Friday, 25 April 2014

Julia's Eyes

Before you ask (and I’m sure you have done, what with the film’s poster hardly trying to avoid the comparison), Julia’s Eyes is not The Orphanage II. Whereas the credits remain the same (Guillermo del Toro ‘presents’ the film and Belén Rueda takes the lead role), this is not the supernatural ghost story that del Toro’s previous film was – this is a bang-for-your-buck Friday night thriller, and not a bad one at that.

Rueda’s Julia – here playing dual roles as twin sisters – suffers from a degenerative eye condition, her sight deteriorating in the same way her sister Sarah’s did. With Sarah committing suicide within the opening five minutes (it’s no spoiler!), and with no warning that she was suicidal, it falls on Julia and her husband to solve the mystery of why she felt the need to take her own life. With the suspicion of someone else being involved in the suicide, an elderly neighbour with further details of Sarah’s private life to thicken the plot, and a too-good-to-be-true care worker who ends up looking after Julia once her eyesight is lost, there almost seems too many loose ends to tie up at around the halfway mark; you’re left wondering how the film might find the room to join the dots and pull it all together.
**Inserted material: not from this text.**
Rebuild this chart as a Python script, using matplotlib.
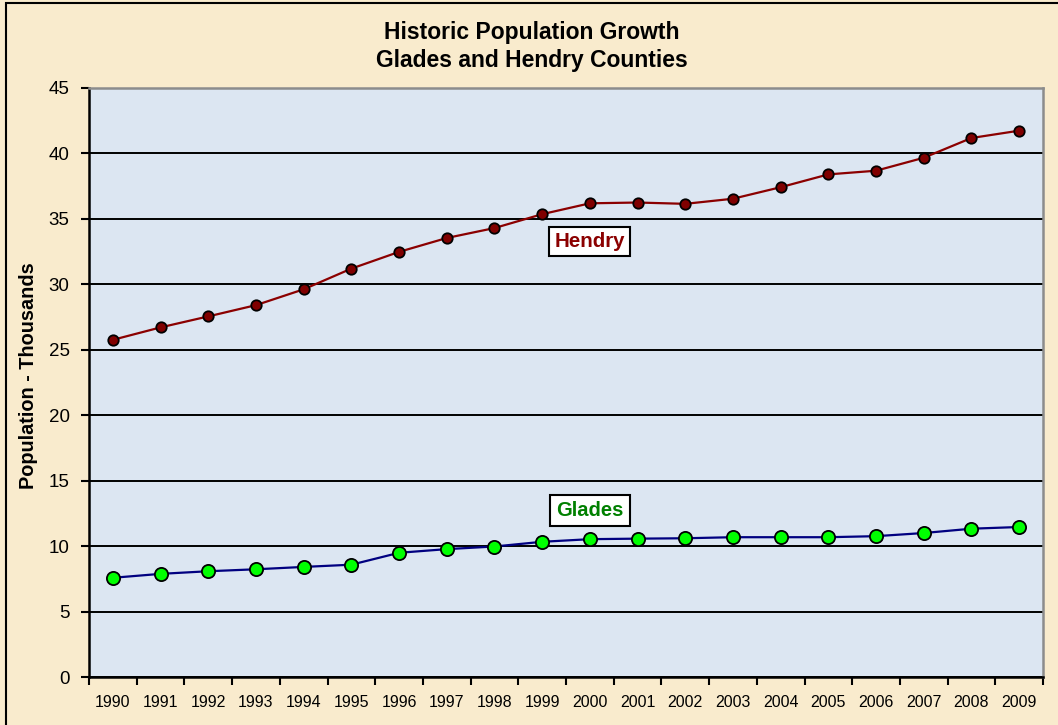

But it does – just – and it’s the film’s relentless pace that keeps the rug firmly pulled from under you at all times.

Julia’s Eyes owes a great debt to a vast number of thrillers and whodunits, with a myriad influences and references firmly worn on its sleeve. Though the one that sprung to mind for me was Mute Witness, Anthony Waller’s 1994 horror-thriller about a mute special effects make-up artist bearing witness to a supposed murder on the film set she’s working on. Admittedly the comparisons are often only cosmetic, but when one protagonist can’t speak and the other can’t see, it’s not hard to draw parallels between the two. The American remake of Mute Witness is also just around the corner, something no doubt destined for Julia’s Eyes in the not too distant future.

The film looks great, Rueda is great, and as far as a good night out at the flicks goes, it does exactly what it says on the tin. The only real criticism I can level at it (and this goes for Mute Witness too) is that one has to suspend one’s disbelief a little too often; convenient meet-cutes (with a horror twist) and slightly dubious character connections start to stretch the realms of plausibility as the climax looms. That said, the fact that the film relies a little too heavily on the umpteen twists and turns of its plot is arguably part of its charm, and may well leave you hungry for a second viewing.